- _What is asked_: Repeat the data that follows, word for word, without the images.

>> Start Information supplied

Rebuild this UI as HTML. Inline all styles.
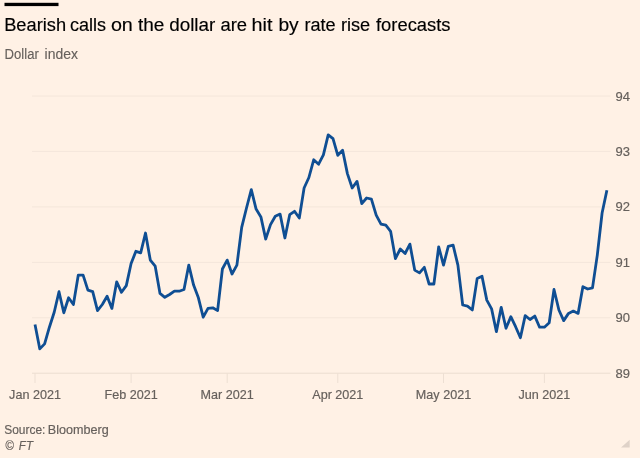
<!DOCTYPE html>
<html><head><meta charset="utf-8"><title>Dollar index</title>
<style>
html,body{margin:0;padding:0;background:#fff1e5;}
body{width:640px;height:458px;overflow:hidden;font-family:"Liberation Sans",sans-serif;}
svg{display:block}
.title{font-size:17.5px;fill:#000;stroke:#000;stroke-width:0.15px;}
.sub{font-size:14px;fill:#66605c;stroke:#66605c;stroke-width:0.12px;}
.lab{font-size:13px;fill:#66605c;stroke:#66605c;stroke-width:0.18px;}
.xlab{font-size:12.6px;fill:#66605c;stroke:#66605c;stroke-width:0.18px;}
.src{font-size:12.8px;fill:#66605c;stroke:#66605c;stroke-width:0.18px;}
.src2{font-size:12.4px;fill:#66605c;stroke:#66605c;stroke-width:0.15px;}
</style></head><body>
<svg width="640" height="458" viewBox="0 0 640 458" font-family="'Liberation Sans',sans-serif">
<rect width="640" height="458" fill="#fff1e5"/>
<rect x="4.5" y="2.8" width="54" height="3.3" fill="#000"/>
<text y="31.1" class="title" ><tspan x="4.20" textLength="61.95" lengthAdjust="spacingAndGlyphs">Bearish</tspan> <tspan x="69.98" textLength="36.05" lengthAdjust="spacingAndGlyphs">calls</tspan> <tspan x="110.90" textLength="21.94" lengthAdjust="spacingAndGlyphs">on</tspan> <tspan x="137.98" textLength="26.40" lengthAdjust="spacingAndGlyphs">the</tspan> <tspan x="169.19" textLength="46.15" lengthAdjust="spacingAndGlyphs">dollar</tspan> <tspan x="220.46" textLength="26.63" lengthAdjust="spacingAndGlyphs">are</tspan> <tspan x="251.59" textLength="20.90" lengthAdjust="spacingAndGlyphs">hit</tspan> <tspan x="278.40" textLength="20.33" lengthAdjust="spacingAndGlyphs">by</tspan> <tspan x="304.46" textLength="31.21" lengthAdjust="spacingAndGlyphs">rate</tspan> <tspan x="340.96" textLength="29.27" lengthAdjust="spacingAndGlyphs">rise</tspan> <tspan x="375.99" textLength="74.54" lengthAdjust="spacingAndGlyphs">forecasts</tspan></text>
<text y="58.6" class="sub" ><tspan x="4.56" textLength="34.26" lengthAdjust="spacingAndGlyphs">Dollar</tspan> <tspan x="44.55" textLength="33.37" lengthAdjust="spacingAndGlyphs">index</tspan></text>
<line x1="32" x2="610.5" y1="96.0" y2="96.0" stroke="#f4e6da" stroke-width="1"/>
<text x="615.5" y="100.5" class="lab">94</text>
<line x1="32" x2="610.5" y1="151.4" y2="151.4" stroke="#f4e6da" stroke-width="1"/>
<text x="615.5" y="155.9" class="lab">93</text>
<line x1="32" x2="610.5" y1="206.9" y2="206.9" stroke="#f4e6da" stroke-width="1"/>
<text x="615.5" y="211.4" class="lab">92</text>
<line x1="32" x2="610.5" y1="262.4" y2="262.4" stroke="#f4e6da" stroke-width="1"/>
<text x="615.5" y="266.9" class="lab">91</text>
<line x1="32" x2="610.5" y1="317.8" y2="317.8" stroke="#f4e6da" stroke-width="1"/>
<text x="615.5" y="322.3" class="lab">90</text>
<line x1="32" x2="610.5" y1="373.2" y2="373.2" stroke="#ebddd0" stroke-width="1"/>
<text x="615.5" y="377.8" class="lab">89</text>
<line x1="35.0" x2="35.0" y1="373.2" y2="383" stroke="#eddfd3" stroke-width="1"/>
<text x="35.0" y="398.7" class="xlab" text-anchor="middle">Jan 2021</text>
<line x1="131.1" x2="131.1" y1="373.2" y2="383" stroke="#eddfd3" stroke-width="1"/>
<text x="131.1" y="398.7" class="xlab" text-anchor="middle">Feb 2021</text>
<line x1="227.2" x2="227.2" y1="373.2" y2="383" stroke="#eddfd3" stroke-width="1"/>
<text x="227.2" y="398.7" class="xlab" text-anchor="middle">Mar 2021</text>
<line x1="337.8" x2="337.8" y1="373.2" y2="383" stroke="#eddfd3" stroke-width="1"/>
<text x="337.8" y="398.7" class="xlab" text-anchor="middle">Apr 2021</text>
<line x1="443.5" x2="443.5" y1="373.2" y2="383" stroke="#eddfd3" stroke-width="1"/>
<text x="443.5" y="398.7" class="xlab" text-anchor="middle">May 2021</text>
<line x1="544.4" x2="544.4" y1="373.2" y2="383" stroke="#eddfd3" stroke-width="1"/>
<text x="544.4" y="398.7" class="xlab" text-anchor="middle">Jun 2021</text>

<polyline fill="none" stroke="#0f4e93" stroke-width="2.8" stroke-linejoin="round" stroke-linecap="butt" points="35.0,324.5 39.8,348.9 44.6,343.9 49.4,327.2 54.2,312.3 59.0,291.7 63.8,312.8 68.6,297.8 73.4,304.5 78.3,275.1 83.1,275.1 87.9,290.1 92.7,291.7 97.5,310.6 102.3,304.5 107.1,296.2 111.9,308.4 116.7,281.8 121.5,292.3 126.3,285.6 131.1,263.5 135.9,251.3 140.7,252.9 145.5,233.0 150.3,260.1 155.2,266.2 160.0,293.4 164.8,297.3 169.6,294.5 174.4,291.2 179.2,291.2 184.0,289.5 188.8,265.1 193.6,285.1 198.4,297.8 203.2,317.2 208.0,308.4 212.8,307.8 217.6,310.6 222.4,269.0 227.2,260.1 232.0,274.0 236.9,265.1 241.7,227.4 246.5,208.0 251.3,189.7 256.1,209.1 260.9,216.9 265.7,239.1 270.5,224.6 275.3,216.3 280.1,214.1 284.9,238.0 289.7,214.7 294.5,211.3 299.3,218.0 304.1,188.0 308.9,177.5 313.7,159.8 318.6,164.2 323.4,154.8 328.2,134.8 333.0,138.7 337.8,155.3 342.6,150.3 347.4,173.6 352.2,188.0 357.0,181.4 361.8,203.6 366.6,198.0 371.4,199.1 376.2,215.2 381.0,224.1 385.8,225.2 390.6,231.3 395.4,258.5 400.3,249.0 405.1,253.5 409.9,244.1 414.7,270.1 419.5,272.9 424.3,267.3 429.1,284.0 433.9,284.0 438.7,246.8 443.5,265.1 448.3,246.3 453.1,245.2 457.9,265.1 462.7,305.0 467.5,306.2 472.3,310.0 477.2,278.4 482.0,276.2 486.8,300.1 491.6,308.9 496.4,331.7 501.2,307.3 506.0,328.3 510.8,316.7 515.6,326.7 520.4,337.8 525.2,315.6 530.0,319.5 534.8,316.1 539.6,327.2 544.4,327.2 549.2,322.8 554.0,289.5 558.9,310.0 563.7,320.6 568.5,313.4 573.3,311.1 578.1,313.4 582.9,286.7 587.7,289.0 592.5,287.9 597.3,255.1 602.1,213.0 606.9,190.3"/>
<text y="433.8" class="src" ><tspan x="4.23" textLength="41.20" lengthAdjust="spacingAndGlyphs">Source:</tspan> <tspan x="47.77" textLength="60.91" lengthAdjust="spacingAndGlyphs">Bloomberg</tspan></text>
<text y="449.8" class="src2" font-style="italic"><tspan x="5.37" textLength="8.53" lengthAdjust="spacingAndGlyphs">©</tspan> <tspan x="18.87" textLength="14.08" lengthAdjust="spacingAndGlyphs">FT</tspan></text>
<path d="M629.7 439.7 L629.7 447.6 L621 447.6 Z" fill="#dfd2c8"/>
</svg>
</body></html>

>> End Information supplied

- _Solved problem_:
Rebuild this UI as HTML. Inline all styles.
<!DOCTYPE html>
<html><head><meta charset="utf-8"><title>Dollar index</title>
<style>
html,body{margin:0;padding:0;background:#fff1e5;}
body{width:640px;height:458px;overflow:hidden;font-family:"Liberation Sans",sans-serif;}
svg{display:block}
.title{font-size:17.5px;fill:#000;stroke:#000;stroke-width:0.15px;}
.sub{font-size:14px;fill:#66605c;stroke:#66605c;stroke-width:0.12px;}
.lab{font-size:13px;fill:#66605c;stroke:#66605c;stroke-width:0.18px;}
.xlab{font-size:12.6px;fill:#66605c;stroke:#66605c;stroke-width:0.18px;}
.src{font-size:12.8px;fill:#66605c;stroke:#66605c;stroke-width:0.18px;}
.src2{font-size:12.4px;fill:#66605c;stroke:#66605c;stroke-width:0.15px;}
</style></head><body>
<svg width="640" height="458" viewBox="0 0 640 458" font-family="'Liberation Sans',sans-serif">
<rect width="640" height="458" fill="#fff1e5"/>
<rect x="4.5" y="2.8" width="54" height="3.3" fill="#000"/>
<text y="31.1" class="title" ><tspan x="4.20" textLength="61.95" lengthAdjust="spacingAndGlyphs">Bearish</tspan> <tspan x="69.98" textLength="36.05" lengthAdjust="spacingAndGlyphs">calls</tspan> <tspan x="110.90" textLength="21.94" lengthAdjust="spacingAndGlyphs">on</tspan> <tspan x="137.98" textLength="26.40" lengthAdjust="spacingAndGlyphs">the</tspan> <tspan x="169.19" textLength="46.15" lengthAdjust="spacingAndGlyphs">dollar</tspan> <tspan x="220.46" textLength="26.63" lengthAdjust="spacingAndGlyphs">are</tspan> <tspan x="251.59" textLength="20.90" lengthAdjust="spacingAndGlyphs">hit</tspan> <tspan x="278.40" textLength="20.33" lengthAdjust="spacingAndGlyphs">by</tspan> <tspan x="304.46" textLength="31.21" lengthAdjust="spacingAndGlyphs">rate</tspan> <tspan x="340.96" textLength="29.27" lengthAdjust="spacingAndGlyphs">rise</tspan> <tspan x="375.99" textLength="74.54" lengthAdjust="spacingAndGlyphs">forecasts</tspan></text>
<text y="58.6" class="sub" ><tspan x="4.56" textLength="34.26" lengthAdjust="spacingAndGlyphs">Dollar</tspan> <tspan x="44.55" textLength="33.37" lengthAdjust="spacingAndGlyphs">index</tspan></text>
<line x1="32" x2="610.5" y1="96.0" y2="96.0" stroke="#f4e6da" stroke-width="1"/>
<text x="615.5" y="100.5" class="lab">94</text>
<line x1="32" x2="610.5" y1="151.4" y2="151.4" stroke="#f4e6da" stroke-width="1"/>
<text x="615.5" y="155.9" class="lab">93</text>
<line x1="32" x2="610.5" y1="206.9" y2="206.9" stroke="#f4e6da" stroke-width="1"/>
<text x="615.5" y="211.4" class="lab">92</text>
<line x1="32" x2="610.5" y1="262.4" y2="262.4" stroke="#f4e6da" stroke-width="1"/>
<text x="615.5" y="266.9" class="lab">91</text>
<line x1="32" x2="610.5" y1="317.8" y2="317.8" stroke="#f4e6da" stroke-width="1"/>
<text x="615.5" y="322.3" class="lab">90</text>
<line x1="32" x2="610.5" y1="373.2" y2="373.2" stroke="#ebddd0" stroke-width="1"/>
<text x="615.5" y="377.8" class="lab">89</text>
<line x1="35.0" x2="35.0" y1="373.2" y2="383" stroke="#eddfd3" stroke-width="1"/>
<text x="35.0" y="398.7" class="xlab" text-anchor="middle">Jan 2021</text>
<line x1="131.1" x2="131.1" y1="373.2" y2="383" stroke="#eddfd3" stroke-width="1"/>
<text x="131.1" y="398.7" class="xlab" text-anchor="middle">Feb 2021</text>
<line x1="227.2" x2="227.2" y1="373.2" y2="383" stroke="#eddfd3" stroke-width="1"/>
<text x="227.2" y="398.7" class="xlab" text-anchor="middle">Mar 2021</text>
<line x1="337.8" x2="337.8" y1="373.2" y2="383" stroke="#eddfd3" stroke-width="1"/>
<text x="337.8" y="398.7" class="xlab" text-anchor="middle">Apr 2021</text>
<line x1="443.5" x2="443.5" y1="373.2" y2="383" stroke="#eddfd3" stroke-width="1"/>
<text x="443.5" y="398.7" class="xlab" text-anchor="middle">May 2021</text>
<line x1="544.4" x2="544.4" y1="373.2" y2="383" stroke="#eddfd3" stroke-width="1"/>
<text x="544.4" y="398.7" class="xlab" text-anchor="middle">Jun 2021</text>

<polyline fill="none" stroke="#0f4e93" stroke-width="2.8" stroke-linejoin="round" stroke-linecap="butt" points="35.0,324.5 39.8,348.9 44.6,343.9 49.4,327.2 54.2,312.3 59.0,291.7 63.8,312.8 68.6,297.8 73.4,304.5 78.3,275.1 83.1,275.1 87.9,290.1 92.7,291.7 97.5,310.6 102.3,304.5 107.1,296.2 111.9,308.4 116.7,281.8 121.5,292.3 126.3,285.6 131.1,263.5 135.9,251.3 140.7,252.9 145.5,233.0 150.3,260.1 155.2,266.2 160.0,293.4 164.8,297.3 169.6,294.5 174.4,291.2 179.2,291.2 184.0,289.5 188.8,265.1 193.6,285.1 198.4,297.8 203.2,317.2 208.0,308.4 212.8,307.8 217.6,310.6 222.4,269.0 227.2,260.1 232.0,274.0 236.9,265.1 241.7,227.4 246.5,208.0 251.3,189.7 256.1,209.1 260.9,216.9 265.7,239.1 270.5,224.6 275.3,216.3 280.1,214.1 284.9,238.0 289.7,214.7 294.5,211.3 299.3,218.0 304.1,188.0 308.9,177.5 313.7,159.8 318.6,164.2 323.4,154.8 328.2,134.8 333.0,138.7 337.8,155.3 342.6,150.3 347.4,173.6 352.2,188.0 357.0,181.4 361.8,203.6 366.6,198.0 371.4,199.1 376.2,215.2 381.0,224.1 385.8,225.2 390.6,231.3 395.4,258.5 400.3,249.0 405.1,253.5 409.9,244.1 414.7,270.1 419.5,272.9 424.3,267.3 429.1,284.0 433.9,284.0 438.7,246.8 443.5,265.1 448.3,246.3 453.1,245.2 457.9,265.1 462.7,305.0 467.5,306.2 472.3,310.0 477.2,278.4 482.0,276.2 486.8,300.1 491.6,308.9 496.4,331.7 501.2,307.3 506.0,328.3 510.8,316.7 515.6,326.7 520.4,337.8 525.2,315.6 530.0,319.5 534.8,316.1 539.6,327.2 544.4,327.2 549.2,322.8 554.0,289.5 558.9,310.0 563.7,320.6 568.5,313.4 573.3,311.1 578.1,313.4 582.9,286.7 587.7,289.0 592.5,287.9 597.3,255.1 602.1,213.0 606.9,190.3"/>
<text y="433.8" class="src" ><tspan x="4.23" textLength="41.20" lengthAdjust="spacingAndGlyphs">Source:</tspan> <tspan x="47.77" textLength="60.91" lengthAdjust="spacingAndGlyphs">Bloomberg</tspan></text>
<text y="449.8" class="src2" font-style="italic"><tspan x="5.37" textLength="8.53" lengthAdjust="spacingAndGlyphs">©</tspan> <tspan x="18.87" textLength="14.08" lengthAdjust="spacingAndGlyphs">FT</tspan></text>
<path d="M629.7 439.7 L629.7 447.6 L621 447.6 Z" fill="#dfd2c8"/>
</svg>
</body></html>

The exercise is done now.